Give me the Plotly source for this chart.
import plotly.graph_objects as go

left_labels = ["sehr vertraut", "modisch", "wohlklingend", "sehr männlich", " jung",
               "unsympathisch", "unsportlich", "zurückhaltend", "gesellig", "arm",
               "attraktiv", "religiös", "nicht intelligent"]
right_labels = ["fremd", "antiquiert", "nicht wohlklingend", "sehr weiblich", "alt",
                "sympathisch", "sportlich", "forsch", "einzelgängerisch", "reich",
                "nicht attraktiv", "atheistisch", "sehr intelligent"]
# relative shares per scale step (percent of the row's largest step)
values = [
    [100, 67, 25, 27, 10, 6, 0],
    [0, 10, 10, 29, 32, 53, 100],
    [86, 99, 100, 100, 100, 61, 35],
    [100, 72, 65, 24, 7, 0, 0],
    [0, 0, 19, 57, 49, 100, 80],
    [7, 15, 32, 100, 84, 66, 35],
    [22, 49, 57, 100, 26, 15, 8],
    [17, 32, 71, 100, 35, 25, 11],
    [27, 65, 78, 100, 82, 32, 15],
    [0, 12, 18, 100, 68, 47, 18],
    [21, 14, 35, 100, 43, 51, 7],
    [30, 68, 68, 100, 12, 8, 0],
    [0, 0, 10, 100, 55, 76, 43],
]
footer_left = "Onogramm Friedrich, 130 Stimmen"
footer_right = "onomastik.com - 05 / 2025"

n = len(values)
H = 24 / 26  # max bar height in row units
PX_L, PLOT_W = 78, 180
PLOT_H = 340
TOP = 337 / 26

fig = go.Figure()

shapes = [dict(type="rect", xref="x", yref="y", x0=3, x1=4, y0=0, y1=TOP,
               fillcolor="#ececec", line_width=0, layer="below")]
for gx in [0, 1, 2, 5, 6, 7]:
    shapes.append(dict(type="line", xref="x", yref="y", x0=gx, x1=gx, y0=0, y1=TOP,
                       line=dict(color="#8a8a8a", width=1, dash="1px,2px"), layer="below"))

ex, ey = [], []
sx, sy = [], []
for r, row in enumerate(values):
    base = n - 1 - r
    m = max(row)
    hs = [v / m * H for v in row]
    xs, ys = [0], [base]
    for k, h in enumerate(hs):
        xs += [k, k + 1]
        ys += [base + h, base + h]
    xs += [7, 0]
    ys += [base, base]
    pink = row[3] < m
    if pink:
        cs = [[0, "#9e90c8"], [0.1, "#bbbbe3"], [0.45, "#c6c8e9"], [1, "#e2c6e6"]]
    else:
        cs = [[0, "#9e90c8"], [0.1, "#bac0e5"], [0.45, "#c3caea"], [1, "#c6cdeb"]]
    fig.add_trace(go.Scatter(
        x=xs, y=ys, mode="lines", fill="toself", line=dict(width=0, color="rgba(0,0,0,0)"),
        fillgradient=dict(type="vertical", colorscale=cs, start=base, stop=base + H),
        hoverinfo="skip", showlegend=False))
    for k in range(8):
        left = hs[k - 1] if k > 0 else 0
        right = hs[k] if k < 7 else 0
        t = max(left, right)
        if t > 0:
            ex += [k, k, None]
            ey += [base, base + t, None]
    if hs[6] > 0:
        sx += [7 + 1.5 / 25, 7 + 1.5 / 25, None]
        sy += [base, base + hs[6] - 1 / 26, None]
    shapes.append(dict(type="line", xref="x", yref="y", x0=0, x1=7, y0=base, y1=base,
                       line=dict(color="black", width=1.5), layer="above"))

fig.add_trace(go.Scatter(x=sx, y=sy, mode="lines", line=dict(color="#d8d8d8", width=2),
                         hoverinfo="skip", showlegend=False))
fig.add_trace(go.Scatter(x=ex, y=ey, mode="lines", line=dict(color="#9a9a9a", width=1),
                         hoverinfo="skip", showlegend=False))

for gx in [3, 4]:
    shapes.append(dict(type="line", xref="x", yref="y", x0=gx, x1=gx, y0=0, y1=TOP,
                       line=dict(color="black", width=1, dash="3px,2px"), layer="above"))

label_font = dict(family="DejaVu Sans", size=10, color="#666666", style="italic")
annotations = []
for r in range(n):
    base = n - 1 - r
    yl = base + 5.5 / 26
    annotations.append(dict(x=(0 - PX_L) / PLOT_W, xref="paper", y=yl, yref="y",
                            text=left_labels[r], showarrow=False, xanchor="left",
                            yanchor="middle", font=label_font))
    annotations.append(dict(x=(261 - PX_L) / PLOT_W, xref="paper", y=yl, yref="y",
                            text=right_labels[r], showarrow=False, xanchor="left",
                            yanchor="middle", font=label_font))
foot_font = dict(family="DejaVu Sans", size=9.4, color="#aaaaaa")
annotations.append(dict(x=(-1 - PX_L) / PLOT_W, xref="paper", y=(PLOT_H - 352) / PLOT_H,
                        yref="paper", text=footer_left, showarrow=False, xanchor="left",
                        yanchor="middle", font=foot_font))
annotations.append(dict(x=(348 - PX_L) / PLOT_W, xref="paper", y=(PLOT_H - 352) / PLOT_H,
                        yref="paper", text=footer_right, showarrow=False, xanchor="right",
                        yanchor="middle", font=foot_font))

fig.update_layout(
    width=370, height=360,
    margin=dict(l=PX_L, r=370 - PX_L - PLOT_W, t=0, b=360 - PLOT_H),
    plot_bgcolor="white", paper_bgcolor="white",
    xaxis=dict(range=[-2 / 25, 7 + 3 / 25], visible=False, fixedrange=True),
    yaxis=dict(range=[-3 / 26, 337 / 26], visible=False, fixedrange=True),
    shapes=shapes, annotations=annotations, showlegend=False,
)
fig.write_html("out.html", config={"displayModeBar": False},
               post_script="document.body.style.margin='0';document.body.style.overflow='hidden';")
------
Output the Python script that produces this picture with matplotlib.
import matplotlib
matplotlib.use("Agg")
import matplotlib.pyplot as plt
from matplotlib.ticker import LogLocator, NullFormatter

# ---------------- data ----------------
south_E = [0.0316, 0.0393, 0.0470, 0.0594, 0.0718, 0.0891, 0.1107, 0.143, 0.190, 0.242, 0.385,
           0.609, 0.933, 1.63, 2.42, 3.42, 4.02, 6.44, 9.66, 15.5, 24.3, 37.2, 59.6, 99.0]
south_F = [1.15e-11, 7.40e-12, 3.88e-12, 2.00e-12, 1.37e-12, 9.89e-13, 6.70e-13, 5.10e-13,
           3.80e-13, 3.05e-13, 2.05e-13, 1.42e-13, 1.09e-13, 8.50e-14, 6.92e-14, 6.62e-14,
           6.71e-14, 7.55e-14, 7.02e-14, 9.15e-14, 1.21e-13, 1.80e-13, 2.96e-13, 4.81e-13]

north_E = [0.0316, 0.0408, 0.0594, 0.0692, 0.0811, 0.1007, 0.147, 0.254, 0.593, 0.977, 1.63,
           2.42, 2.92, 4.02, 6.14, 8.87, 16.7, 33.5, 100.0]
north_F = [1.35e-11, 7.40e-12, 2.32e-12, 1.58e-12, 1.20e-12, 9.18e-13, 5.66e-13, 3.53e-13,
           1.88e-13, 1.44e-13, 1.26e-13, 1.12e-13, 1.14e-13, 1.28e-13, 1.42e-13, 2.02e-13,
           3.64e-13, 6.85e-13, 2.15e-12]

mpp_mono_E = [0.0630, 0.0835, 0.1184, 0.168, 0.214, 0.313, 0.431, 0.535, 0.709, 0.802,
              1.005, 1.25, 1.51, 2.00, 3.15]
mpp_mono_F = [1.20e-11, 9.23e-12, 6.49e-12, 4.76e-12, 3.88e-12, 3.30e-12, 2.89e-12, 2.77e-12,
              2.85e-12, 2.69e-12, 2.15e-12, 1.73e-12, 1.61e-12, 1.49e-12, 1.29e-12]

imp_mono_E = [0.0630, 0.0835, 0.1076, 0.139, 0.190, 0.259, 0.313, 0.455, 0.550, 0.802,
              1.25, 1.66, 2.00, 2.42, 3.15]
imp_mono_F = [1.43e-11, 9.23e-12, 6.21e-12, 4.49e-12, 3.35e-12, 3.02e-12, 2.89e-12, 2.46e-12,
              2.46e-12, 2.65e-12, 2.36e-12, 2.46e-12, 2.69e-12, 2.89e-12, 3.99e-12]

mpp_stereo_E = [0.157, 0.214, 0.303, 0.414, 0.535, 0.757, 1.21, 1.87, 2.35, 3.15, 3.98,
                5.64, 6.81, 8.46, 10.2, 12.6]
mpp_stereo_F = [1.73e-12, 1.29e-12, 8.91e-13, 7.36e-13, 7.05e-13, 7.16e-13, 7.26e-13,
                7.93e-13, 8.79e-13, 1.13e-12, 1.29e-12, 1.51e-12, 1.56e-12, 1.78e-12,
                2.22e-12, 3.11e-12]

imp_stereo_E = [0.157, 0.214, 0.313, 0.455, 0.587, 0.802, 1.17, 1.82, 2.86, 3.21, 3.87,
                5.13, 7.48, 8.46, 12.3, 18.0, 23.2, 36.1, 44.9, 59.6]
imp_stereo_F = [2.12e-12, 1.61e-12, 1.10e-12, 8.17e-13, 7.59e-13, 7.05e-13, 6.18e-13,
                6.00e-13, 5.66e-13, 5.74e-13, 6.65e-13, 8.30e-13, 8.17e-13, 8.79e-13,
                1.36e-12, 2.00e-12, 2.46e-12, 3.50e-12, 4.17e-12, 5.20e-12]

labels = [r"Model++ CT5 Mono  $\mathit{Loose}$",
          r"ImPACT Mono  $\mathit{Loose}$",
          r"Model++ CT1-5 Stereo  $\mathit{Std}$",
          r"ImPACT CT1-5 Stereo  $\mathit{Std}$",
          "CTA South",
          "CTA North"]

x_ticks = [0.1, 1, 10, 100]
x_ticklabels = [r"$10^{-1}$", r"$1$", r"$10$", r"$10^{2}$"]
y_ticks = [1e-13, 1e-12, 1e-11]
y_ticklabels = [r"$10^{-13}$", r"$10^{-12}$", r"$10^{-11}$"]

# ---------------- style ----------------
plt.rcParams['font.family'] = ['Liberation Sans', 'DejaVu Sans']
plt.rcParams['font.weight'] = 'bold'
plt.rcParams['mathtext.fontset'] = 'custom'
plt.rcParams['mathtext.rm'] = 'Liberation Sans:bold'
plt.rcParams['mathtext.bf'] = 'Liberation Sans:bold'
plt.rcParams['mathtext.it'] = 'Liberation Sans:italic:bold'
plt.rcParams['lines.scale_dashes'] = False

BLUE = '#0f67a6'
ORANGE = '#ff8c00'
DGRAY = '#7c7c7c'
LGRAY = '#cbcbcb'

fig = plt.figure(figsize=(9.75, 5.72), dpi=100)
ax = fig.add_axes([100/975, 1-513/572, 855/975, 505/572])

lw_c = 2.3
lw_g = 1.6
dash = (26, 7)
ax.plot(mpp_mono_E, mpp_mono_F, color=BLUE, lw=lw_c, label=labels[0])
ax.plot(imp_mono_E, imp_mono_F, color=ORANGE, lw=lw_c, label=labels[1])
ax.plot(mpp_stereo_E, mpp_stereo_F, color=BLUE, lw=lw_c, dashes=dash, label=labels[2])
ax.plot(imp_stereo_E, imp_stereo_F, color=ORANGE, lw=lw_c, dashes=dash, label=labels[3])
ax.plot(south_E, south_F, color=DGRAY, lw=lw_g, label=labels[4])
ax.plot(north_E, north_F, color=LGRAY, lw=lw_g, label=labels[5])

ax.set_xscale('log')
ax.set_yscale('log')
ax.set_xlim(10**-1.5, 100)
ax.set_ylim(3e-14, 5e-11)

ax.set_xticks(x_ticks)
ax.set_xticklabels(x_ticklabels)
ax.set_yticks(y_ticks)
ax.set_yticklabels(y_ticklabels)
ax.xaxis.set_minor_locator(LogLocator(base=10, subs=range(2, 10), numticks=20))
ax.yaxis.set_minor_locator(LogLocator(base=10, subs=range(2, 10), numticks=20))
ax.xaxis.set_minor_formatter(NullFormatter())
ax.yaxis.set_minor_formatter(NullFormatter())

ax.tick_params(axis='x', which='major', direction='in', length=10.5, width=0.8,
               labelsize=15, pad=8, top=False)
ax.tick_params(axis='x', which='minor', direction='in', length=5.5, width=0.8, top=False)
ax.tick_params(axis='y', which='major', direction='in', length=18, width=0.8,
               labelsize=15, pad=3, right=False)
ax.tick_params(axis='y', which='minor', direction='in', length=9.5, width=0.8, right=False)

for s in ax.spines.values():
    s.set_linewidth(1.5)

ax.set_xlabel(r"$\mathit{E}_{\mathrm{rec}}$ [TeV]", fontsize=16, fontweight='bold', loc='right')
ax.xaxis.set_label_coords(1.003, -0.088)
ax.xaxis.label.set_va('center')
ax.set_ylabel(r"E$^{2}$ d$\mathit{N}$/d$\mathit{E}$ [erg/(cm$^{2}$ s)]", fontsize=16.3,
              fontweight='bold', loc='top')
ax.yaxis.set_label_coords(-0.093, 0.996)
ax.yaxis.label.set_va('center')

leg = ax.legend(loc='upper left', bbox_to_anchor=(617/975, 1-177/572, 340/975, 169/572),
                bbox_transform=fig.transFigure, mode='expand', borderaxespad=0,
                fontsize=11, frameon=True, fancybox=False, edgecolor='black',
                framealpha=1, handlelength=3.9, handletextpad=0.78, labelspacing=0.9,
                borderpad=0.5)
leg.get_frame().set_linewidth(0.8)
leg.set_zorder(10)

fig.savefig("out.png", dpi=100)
------
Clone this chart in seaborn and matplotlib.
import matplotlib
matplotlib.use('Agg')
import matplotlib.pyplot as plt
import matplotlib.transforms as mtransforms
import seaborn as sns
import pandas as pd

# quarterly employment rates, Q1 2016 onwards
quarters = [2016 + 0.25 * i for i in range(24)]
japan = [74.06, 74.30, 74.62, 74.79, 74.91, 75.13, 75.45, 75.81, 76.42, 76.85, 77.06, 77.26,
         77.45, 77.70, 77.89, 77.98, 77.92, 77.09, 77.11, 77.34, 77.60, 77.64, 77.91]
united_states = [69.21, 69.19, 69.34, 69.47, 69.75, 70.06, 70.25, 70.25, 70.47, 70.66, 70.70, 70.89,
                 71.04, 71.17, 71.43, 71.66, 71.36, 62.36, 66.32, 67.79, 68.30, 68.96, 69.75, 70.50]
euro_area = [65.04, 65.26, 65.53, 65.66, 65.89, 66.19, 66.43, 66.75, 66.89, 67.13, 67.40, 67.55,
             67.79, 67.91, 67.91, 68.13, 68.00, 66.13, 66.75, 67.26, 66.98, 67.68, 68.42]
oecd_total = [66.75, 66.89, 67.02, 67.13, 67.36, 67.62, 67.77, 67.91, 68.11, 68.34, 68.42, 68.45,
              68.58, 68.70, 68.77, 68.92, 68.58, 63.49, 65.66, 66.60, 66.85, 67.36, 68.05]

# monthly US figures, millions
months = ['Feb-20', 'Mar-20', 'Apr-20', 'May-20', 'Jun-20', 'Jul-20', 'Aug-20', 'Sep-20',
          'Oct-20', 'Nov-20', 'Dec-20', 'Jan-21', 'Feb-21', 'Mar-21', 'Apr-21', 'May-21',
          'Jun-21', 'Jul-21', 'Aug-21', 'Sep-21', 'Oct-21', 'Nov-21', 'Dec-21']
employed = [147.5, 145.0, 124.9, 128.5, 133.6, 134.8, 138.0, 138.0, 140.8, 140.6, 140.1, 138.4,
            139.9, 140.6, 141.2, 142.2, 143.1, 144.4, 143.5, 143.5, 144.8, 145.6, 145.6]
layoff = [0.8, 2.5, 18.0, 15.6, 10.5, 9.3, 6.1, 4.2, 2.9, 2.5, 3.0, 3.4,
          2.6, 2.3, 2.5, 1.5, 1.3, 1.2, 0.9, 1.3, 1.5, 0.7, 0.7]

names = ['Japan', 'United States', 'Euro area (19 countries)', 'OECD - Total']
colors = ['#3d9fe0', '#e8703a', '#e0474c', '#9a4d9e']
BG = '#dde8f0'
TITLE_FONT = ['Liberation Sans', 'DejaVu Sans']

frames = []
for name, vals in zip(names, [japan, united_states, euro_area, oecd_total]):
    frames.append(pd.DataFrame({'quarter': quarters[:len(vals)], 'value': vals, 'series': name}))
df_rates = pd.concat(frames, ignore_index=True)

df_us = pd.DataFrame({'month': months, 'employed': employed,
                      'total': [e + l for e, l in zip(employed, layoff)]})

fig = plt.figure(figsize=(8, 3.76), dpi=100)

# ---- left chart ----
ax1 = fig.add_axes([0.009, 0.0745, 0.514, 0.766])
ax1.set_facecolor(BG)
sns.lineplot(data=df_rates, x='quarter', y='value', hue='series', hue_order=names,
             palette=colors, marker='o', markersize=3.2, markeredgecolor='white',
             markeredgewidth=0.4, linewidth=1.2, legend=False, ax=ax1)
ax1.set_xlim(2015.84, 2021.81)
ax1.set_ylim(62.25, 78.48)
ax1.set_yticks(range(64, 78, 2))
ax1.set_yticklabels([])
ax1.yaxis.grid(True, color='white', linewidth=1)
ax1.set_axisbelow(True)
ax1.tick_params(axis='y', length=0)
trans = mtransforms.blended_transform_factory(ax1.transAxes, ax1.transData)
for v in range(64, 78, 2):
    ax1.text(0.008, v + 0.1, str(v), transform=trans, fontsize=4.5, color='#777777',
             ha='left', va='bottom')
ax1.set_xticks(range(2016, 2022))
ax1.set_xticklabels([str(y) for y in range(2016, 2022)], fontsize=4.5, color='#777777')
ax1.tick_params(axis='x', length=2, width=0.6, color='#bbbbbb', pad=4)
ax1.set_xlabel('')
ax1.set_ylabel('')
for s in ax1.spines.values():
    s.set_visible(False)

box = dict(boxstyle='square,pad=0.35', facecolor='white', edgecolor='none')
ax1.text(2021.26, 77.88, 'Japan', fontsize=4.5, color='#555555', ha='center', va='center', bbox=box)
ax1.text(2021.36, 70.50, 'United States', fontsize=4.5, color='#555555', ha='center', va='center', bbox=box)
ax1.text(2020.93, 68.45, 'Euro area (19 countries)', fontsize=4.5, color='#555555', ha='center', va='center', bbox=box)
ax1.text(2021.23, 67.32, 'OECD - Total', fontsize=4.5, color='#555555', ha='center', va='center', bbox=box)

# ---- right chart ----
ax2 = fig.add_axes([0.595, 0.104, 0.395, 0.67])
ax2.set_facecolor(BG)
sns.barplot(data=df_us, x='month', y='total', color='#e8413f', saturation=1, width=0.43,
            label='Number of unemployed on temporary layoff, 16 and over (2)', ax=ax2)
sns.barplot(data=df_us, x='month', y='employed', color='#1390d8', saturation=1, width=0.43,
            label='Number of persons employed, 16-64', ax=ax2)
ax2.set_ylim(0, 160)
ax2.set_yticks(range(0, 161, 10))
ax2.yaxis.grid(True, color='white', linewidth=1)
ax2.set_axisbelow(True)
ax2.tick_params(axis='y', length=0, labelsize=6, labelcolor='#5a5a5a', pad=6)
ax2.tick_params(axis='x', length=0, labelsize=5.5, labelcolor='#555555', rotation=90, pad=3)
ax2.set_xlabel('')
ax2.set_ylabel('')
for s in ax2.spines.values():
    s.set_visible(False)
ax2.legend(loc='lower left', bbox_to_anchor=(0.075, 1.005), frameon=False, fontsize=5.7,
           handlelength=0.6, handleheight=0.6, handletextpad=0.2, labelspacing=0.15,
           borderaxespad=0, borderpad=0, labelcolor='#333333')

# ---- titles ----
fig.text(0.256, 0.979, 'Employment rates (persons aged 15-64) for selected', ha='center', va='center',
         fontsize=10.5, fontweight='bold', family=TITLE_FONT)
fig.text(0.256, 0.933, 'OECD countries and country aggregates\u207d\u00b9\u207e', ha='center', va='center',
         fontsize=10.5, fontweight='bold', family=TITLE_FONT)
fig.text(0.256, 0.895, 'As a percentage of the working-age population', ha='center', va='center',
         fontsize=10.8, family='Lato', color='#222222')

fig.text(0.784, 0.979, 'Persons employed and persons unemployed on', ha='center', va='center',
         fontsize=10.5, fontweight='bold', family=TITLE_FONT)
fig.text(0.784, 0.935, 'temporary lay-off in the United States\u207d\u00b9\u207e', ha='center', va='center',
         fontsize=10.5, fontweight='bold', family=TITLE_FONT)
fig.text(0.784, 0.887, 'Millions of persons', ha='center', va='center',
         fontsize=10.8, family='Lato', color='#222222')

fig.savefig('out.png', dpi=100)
------
__Task directions__. Among the lines above, find the one with "Give me the Plotly source for this chart." and the one with "import plotly.graph_objects as go". Quote both and everything between them, exactly.

__Solution to this exercise__.
Give me the Plotly source for this chart.
import plotly.graph_objects as go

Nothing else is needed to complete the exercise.